Detecting head and neck cancer (HNC) from medical images is a challenging problem due to the complex anatomy of the region and the heterogeneity of the disease. Traditional imaging techniques struggle to differentiate inflammation and scar tissue from tumours, especially with recurrent disease. Hybrid imaging (PET/CT and PET/MRI) utilises metabolic information to distinguish these and is routinely used. PET/MRI has gained popularity due to its improved soft-tissue contrast compared to PET/CT. Moreover, human interpretation of the images is complicated by inter- and intra-observer variability. Recently, deep learning (DL) has been proposed to mitigate these issues.
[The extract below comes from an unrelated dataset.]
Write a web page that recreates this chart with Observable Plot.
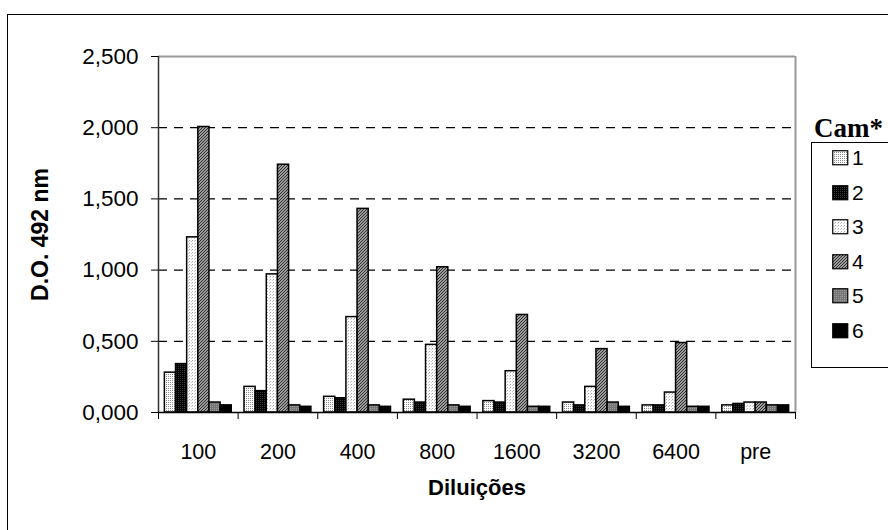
<!DOCTYPE html>
<html>
<head>
<meta charset="utf-8">
<script src="https://cdn.jsdelivr.net/npm/d3@7"></script>
<script src="https://cdn.jsdelivr.net/npm/@observablehq/plot@0.6"></script>
<style>
  html, body { margin: 0; padding: 0; background: #fff; overflow: hidden; }
  #wrap { position: relative; width: 888px; height: 530px; overflow: hidden; font-family: "Liberation Sans", Arial, sans-serif; }
  #border { position: absolute; left: 7px; top: 14px; width: 1000px; height: 1000px; border: 1.5px solid #000; box-sizing: border-box; }
  #chart { position: absolute; left: 0; top: 0; }
  #legendTitle { position: absolute; left: 814px; top: 113px; font-family: "Liberation Serif", "Times New Roman", serif; font-weight: bold; font-size: 27px; line-height: 30px; }
  #legend { position: absolute; left: 811px; top: 142px; width: 120px; height: 226px; border: 1.2px solid #000; background: #fff; box-sizing: border-box; }
  .item { position: absolute; left: 20px; height: 24px; display: flex; align-items: center; font-size: 21px; }
  .item svg { margin-right: 3px; }
</style>
</head>
<body>
<svg width="0" height="0" style="position:absolute">
  <defs>
    <pattern id="p1" width="2" height="2" patternUnits="userSpaceOnUse">
      <rect width="2" height="2" fill="#fff"/><rect width="1" height="1" fill="#8c8c8c"/>
    </pattern>
    <pattern id="p2" width="2" height="2" patternUnits="userSpaceOnUse">
      <rect width="2" height="2" fill="#000"/><rect width="1" height="1" fill="#3a3a3a"/>
    </pattern>
    <pattern id="p3" width="3" height="3" patternUnits="userSpaceOnUse">
      <rect width="3" height="3" fill="#fff"/><rect width="1" height="1" fill="#aaa"/><rect x="2" y="1" width="1" height="1" fill="#ccc"/>
    </pattern>
    <pattern id="p4" width="3" height="3" patternUnits="userSpaceOnUse">
      <rect width="3" height="3" fill="#c8c8c8"/><path d="M-1,1 L1,-1 M0,3 L3,0 M2,4 L4,2" stroke="#2a2a2a" stroke-width="1.1"/>
    </pattern>
    <pattern id="p5" width="2" height="2" patternUnits="userSpaceOnUse">
      <rect width="2" height="2" fill="#767676"/><rect width="1" height="1" fill="#9c9c9c"/>
    </pattern>
    <pattern id="p6" width="2" height="2" patternUnits="userSpaceOnUse">
      <rect width="2" height="2" fill="#000"/>
    </pattern>
  </defs>
</svg>
<div id="wrap">
  <div id="border"></div>
  <div id="chart"></div>
  <div id="legendTitle">Cam*</div>
  <div id="legend"></div>
</div>
<script>
// ---- data ----
const dilutions = ["100", "200", "400", "800", "1600", "3200", "6400", "pre"];
const cams = ["1", "2", "3", "4", "5", "6"];
const cam1 = [0.28, 0.18, 0.11, 0.09, 0.08, 0.07, 0.05, 0.05];
const cam2 = [0.34, 0.15, 0.10, 0.07, 0.07, 0.05, 0.05, 0.06];
const cam3 = [1.23, 0.97, 0.67, 0.475, 0.29, 0.18, 0.14, 0.07];
const cam4 = [2.005, 1.74, 1.43, 1.02, 0.685, 0.445, 0.488, 0.07];
const cam5 = [0.07, 0.05, 0.05, 0.05, 0.04, 0.07, 0.04, 0.05];
const cam6 = [0.05, 0.04, 0.04, 0.04, 0.04, 0.04, 0.04, 0.05];
const yTicks = [0, 0.5, 1.0, 1.5, 2.0, 2.5];
const patterns = ["url(#p1)", "url(#p2)", "url(#p3)", "url(#p4)", "url(#p5)", "url(#p6)"];

const seriesValues = [cam1, cam2, cam3, cam4, cam5, cam6];
const rows = [];
seriesValues.forEach((vals, j) => vals.forEach((v, i) => rows.push({dil: dilutions[i], i, cam: cams[j], j, value: v})));

// layout within each category band (bar width as fraction of the band)
const bw = 0.14;
const pad = (1 - cams.length * bw) / 2;

const fmt = d => d.toFixed(3).replace(".", ",");

const chart = Plot.plot({
  width: 888,
  height: 530,
  marginLeft: 158,
  marginRight: 93,
  marginTop: 56,
  marginBottom: 118,
  x: {domain: [0, dilutions.length]},
  y: {domain: [0, 2.5]},
  color: {type: "ordinal", domain: cams, range: patterns},
  style: {fontFamily: "'Liberation Sans', Arial, sans-serif", fontSize: "21px", color: "#000", background: "transparent", overflow: "visible"},
  marks: [
    Plot.gridY({ticks: [0.5, 1.0, 1.5, 2.0], stroke: "#000", strokeOpacity: 1, strokeWidth: 1.2, strokeDasharray: "9,7"}),
    Plot.ruleY([2.5], {stroke: "#9a9a9a", strokeWidth: 2}),
    Plot.ruleX([dilutions.length], {stroke: "#9a9a9a", strokeWidth: 2}),
    Plot.rectY(rows, {
      x1: d => d.i + pad + d.j * bw,
      x2: d => d.i + pad + (d.j + 1) * bw,
      y: "value",
      fill: "cam",
      stroke: "#000",
      strokeWidth: 1.5
    }),
    Plot.ruleX([0], {stroke: "#333", strokeWidth: 1.5}),
    Plot.ruleY([0], {stroke: "#000", strokeWidth: 1.5}),
    Plot.axisY({ticks: yTicks, tickFormat: fmt, tickSize: 7, tickPadding: 13, label: null, fontSize: 22.5, stroke: "#000"}),
    Plot.axisX({ticks: d3.range(0, dilutions.length + 1), tickFormat: () => "", tickSize: 7, label: null, stroke: "#000"}),
    Plot.axisX({ticks: dilutions.map((d, i) => i + 0.5), tickFormat: t => dilutions[Math.floor(t)], tickSize: 0, tickPadding: 31, label: null, fontSize: 21.5}),
    Plot.text(["D.O. 492 nm"], {text: d => d, frameAnchor: "left", dx: -118, rotate: -90, textAnchor: "middle", fontWeight: "bold", fontSize: 23}),
    Plot.text(["Diluições"], {text: d => d, frameAnchor: "bottom", dy: 82, textAnchor: "middle", fontWeight: "bold", fontSize: 22})
  ]
});
document.getElementById("chart").appendChild(chart);

// legend
const leg = document.getElementById("legend");
cams.forEach((c, k) => {
  const div = document.createElement("div");
  div.className = "item";
  div.style.top = (3 + k * 34.6) + "px";
  div.innerHTML = `<svg width="17" height="16"><rect x="0.75" y="0.75" width="15" height="14" fill="${patterns[k]}" stroke="#000" stroke-width="1.2"/></svg><span>${c}</span>`;
  leg.appendChild(div);
});
</script>
</body>
</html>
DL has been shown to identify malignancies accurately in various medical imaging tasks using features learned from large annotated datasets. However, its usability in HNC diagnostics from 18F-FDG PET/MRI images has not been thoroughly investigated.

This thesis investigated the applicability of DL in HNC 18F-FDG PET/MRI diagnostics. First, a 2D (two-dimensional) segmentation model was evaluated in a small cohort of 44 patients containing positive and negative samples, yielding a Dice score of 0.84 ± 0.14 per slice for correctly detected lesions. However, the overall accuracy in detecting such lesions was 71%. Next, a 2D PET-only binary classifier was assessed with a cohort of 200 patients (50:50 positive/negative), achieving 78.6% accuracy and an AUC (area under the curve) of 85.1%. The study also indicated that certain subgroups of HNC were more likely to be classified correctly, depending on how frequently they appear in the training data. In addition, models trained with squamous cell carcinoma data only, were able to classify other HNCs accurately as well. A 3D (three-dimensional) classifier trained on the same cohort achieved an accuracy of 90% on a separate test set of 20 patients, compared with a radiologist who reached 100%. The interpretability of the model was examined using gradient-weighted class activation mapping. This method was found to provide useful insights into model decisions. Overall, DL shows promise in HNC PET/MRI analysis, though larger datasets and refined models are required for clinical use.